**TASK OBJECTIVE:** Your task is to retype the lines from the opening of the material through the line that includes "81.6, 80.6, 79.7]". Do not copy the pictures.

**DATA EXCERPT:**

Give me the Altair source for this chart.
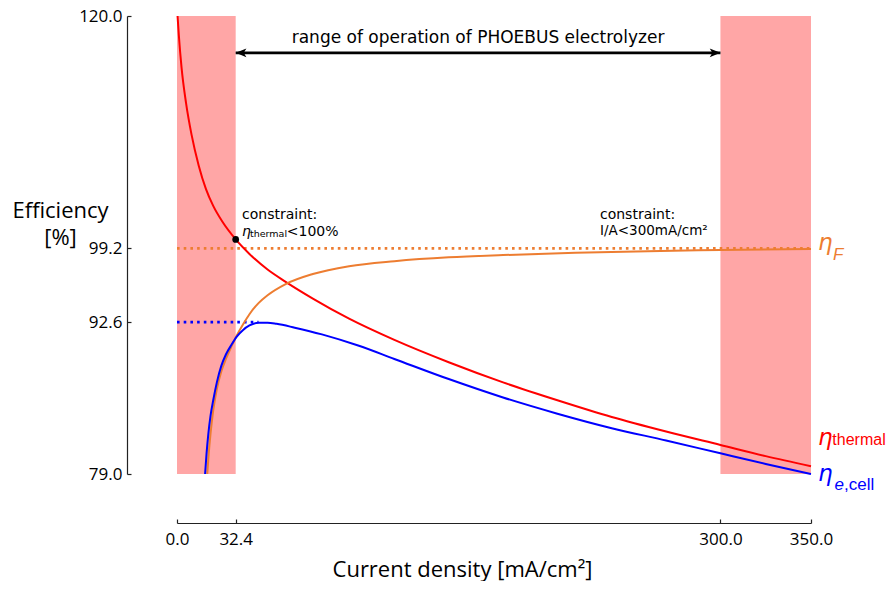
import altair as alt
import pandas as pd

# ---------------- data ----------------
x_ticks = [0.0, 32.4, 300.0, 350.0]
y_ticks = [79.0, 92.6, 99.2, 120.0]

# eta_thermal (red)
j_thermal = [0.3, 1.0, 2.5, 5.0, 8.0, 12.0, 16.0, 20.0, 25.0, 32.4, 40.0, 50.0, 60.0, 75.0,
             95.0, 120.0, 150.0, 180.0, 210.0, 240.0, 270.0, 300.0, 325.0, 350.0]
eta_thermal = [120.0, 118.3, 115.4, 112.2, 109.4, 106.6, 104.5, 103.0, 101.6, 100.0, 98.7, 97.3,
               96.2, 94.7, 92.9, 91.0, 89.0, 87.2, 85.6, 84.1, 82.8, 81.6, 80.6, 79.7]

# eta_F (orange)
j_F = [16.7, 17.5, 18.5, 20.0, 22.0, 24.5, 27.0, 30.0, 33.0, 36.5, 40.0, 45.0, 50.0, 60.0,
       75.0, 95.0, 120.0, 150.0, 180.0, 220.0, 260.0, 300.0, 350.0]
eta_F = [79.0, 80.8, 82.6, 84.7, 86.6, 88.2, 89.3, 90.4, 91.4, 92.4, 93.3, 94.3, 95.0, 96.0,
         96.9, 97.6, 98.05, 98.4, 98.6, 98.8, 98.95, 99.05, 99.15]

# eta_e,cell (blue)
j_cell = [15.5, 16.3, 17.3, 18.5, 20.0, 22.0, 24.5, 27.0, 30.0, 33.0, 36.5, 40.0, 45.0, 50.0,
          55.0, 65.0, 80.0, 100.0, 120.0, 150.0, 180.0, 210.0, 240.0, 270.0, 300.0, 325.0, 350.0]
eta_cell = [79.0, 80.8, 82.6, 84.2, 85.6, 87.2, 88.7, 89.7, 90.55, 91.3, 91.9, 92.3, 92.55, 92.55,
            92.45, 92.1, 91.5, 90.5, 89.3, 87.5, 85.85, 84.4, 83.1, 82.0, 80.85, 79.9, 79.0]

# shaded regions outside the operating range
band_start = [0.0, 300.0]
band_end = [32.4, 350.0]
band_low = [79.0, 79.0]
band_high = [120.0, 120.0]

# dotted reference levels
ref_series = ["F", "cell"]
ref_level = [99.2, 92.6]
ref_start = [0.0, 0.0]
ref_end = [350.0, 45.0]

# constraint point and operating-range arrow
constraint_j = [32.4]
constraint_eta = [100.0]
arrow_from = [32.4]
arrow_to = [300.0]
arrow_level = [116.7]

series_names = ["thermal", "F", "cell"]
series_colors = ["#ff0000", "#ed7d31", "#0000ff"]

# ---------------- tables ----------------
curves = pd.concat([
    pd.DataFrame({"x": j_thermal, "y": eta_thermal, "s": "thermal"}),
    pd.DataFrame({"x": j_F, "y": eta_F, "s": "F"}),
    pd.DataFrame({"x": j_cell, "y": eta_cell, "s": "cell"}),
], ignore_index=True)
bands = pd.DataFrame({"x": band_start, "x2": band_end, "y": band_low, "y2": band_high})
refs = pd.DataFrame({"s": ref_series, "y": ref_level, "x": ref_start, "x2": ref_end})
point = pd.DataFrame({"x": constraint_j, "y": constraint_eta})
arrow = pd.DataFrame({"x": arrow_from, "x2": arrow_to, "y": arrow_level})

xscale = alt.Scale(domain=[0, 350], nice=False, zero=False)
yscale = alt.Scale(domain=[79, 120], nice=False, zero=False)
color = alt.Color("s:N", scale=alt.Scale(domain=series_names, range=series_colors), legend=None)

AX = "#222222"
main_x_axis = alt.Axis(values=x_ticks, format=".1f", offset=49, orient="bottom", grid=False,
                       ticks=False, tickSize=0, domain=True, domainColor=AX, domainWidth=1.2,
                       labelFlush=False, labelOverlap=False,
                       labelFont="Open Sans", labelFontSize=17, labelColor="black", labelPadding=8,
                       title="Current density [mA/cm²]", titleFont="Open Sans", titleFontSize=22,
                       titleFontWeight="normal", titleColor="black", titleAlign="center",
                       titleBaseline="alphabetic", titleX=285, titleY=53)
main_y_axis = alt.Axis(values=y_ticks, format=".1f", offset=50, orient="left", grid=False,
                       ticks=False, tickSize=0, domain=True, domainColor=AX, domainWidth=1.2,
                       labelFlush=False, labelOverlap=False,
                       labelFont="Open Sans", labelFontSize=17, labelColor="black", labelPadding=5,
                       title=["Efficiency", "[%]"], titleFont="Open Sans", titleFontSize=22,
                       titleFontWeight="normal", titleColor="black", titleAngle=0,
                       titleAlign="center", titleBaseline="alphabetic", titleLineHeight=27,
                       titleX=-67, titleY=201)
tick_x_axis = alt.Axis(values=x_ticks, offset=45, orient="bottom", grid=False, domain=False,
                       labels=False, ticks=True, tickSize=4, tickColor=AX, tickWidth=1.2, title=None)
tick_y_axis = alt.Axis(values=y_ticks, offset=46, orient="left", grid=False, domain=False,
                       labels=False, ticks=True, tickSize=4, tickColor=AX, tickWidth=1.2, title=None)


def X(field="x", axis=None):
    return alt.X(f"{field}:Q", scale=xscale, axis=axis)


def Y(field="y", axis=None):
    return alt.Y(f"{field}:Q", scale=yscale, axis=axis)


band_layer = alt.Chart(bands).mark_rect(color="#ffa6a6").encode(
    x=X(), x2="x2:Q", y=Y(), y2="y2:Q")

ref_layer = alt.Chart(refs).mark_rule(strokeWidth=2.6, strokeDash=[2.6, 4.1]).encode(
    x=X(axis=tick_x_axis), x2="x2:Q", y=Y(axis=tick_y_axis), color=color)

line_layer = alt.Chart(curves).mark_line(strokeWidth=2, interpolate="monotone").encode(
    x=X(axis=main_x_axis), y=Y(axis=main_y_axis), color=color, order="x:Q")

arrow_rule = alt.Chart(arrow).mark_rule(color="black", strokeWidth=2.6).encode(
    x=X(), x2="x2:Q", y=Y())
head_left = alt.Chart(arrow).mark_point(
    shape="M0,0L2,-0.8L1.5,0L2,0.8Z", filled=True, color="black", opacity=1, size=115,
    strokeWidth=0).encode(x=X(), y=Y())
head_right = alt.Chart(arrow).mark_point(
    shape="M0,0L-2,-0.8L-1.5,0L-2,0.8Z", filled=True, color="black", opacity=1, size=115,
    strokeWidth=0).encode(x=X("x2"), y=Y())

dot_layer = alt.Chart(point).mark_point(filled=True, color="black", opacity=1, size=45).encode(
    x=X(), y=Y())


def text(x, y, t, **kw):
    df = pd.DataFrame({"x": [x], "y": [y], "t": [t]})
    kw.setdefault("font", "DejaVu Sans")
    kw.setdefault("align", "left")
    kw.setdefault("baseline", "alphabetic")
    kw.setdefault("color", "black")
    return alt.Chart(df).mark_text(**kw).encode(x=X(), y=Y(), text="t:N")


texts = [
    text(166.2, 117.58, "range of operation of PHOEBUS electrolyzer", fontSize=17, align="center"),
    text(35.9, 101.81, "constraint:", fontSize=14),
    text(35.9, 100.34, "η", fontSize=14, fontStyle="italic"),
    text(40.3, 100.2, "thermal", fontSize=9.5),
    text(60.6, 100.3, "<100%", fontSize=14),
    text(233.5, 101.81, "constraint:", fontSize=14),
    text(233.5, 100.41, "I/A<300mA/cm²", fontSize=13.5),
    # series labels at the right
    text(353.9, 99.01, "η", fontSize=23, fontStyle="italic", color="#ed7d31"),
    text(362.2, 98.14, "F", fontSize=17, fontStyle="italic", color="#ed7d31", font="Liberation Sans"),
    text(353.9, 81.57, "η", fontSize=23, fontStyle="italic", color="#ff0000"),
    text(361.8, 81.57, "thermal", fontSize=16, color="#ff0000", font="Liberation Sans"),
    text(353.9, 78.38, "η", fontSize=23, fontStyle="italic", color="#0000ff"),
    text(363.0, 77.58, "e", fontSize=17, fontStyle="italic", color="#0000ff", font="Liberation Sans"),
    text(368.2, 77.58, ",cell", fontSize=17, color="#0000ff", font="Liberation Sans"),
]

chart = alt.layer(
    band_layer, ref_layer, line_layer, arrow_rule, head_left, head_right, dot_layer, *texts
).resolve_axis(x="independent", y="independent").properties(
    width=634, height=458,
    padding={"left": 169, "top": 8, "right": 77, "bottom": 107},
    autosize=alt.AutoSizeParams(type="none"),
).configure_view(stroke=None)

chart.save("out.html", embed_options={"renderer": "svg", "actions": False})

**RESULT BELOW:**
Give me the Altair source for this chart.
import altair as alt
import pandas as pd

# ---------------- data ----------------
x_ticks = [0.0, 32.4, 300.0, 350.0]
y_ticks = [79.0, 92.6, 99.2, 120.0]

# eta_thermal (red)
j_thermal = [0.3, 1.0, 2.5, 5.0, 8.0, 12.0, 16.0, 20.0, 25.0, 32.4, 40.0, 50.0, 60.0, 75.0,
             95.0, 120.0, 150.0, 180.0, 210.0, 240.0, 270.0, 300.0, 325.0, 350.0]
eta_thermal = [120.0, 118.3, 115.4, 112.2, 109.4, 106.6, 104.5, 103.0, 101.6, 100.0, 98.7, 97.3,
               96.2, 94.7, 92.9, 91.0, 89.0, 87.2, 85.6, 84.1, 82.8, 81.6, 80.6, 79.7]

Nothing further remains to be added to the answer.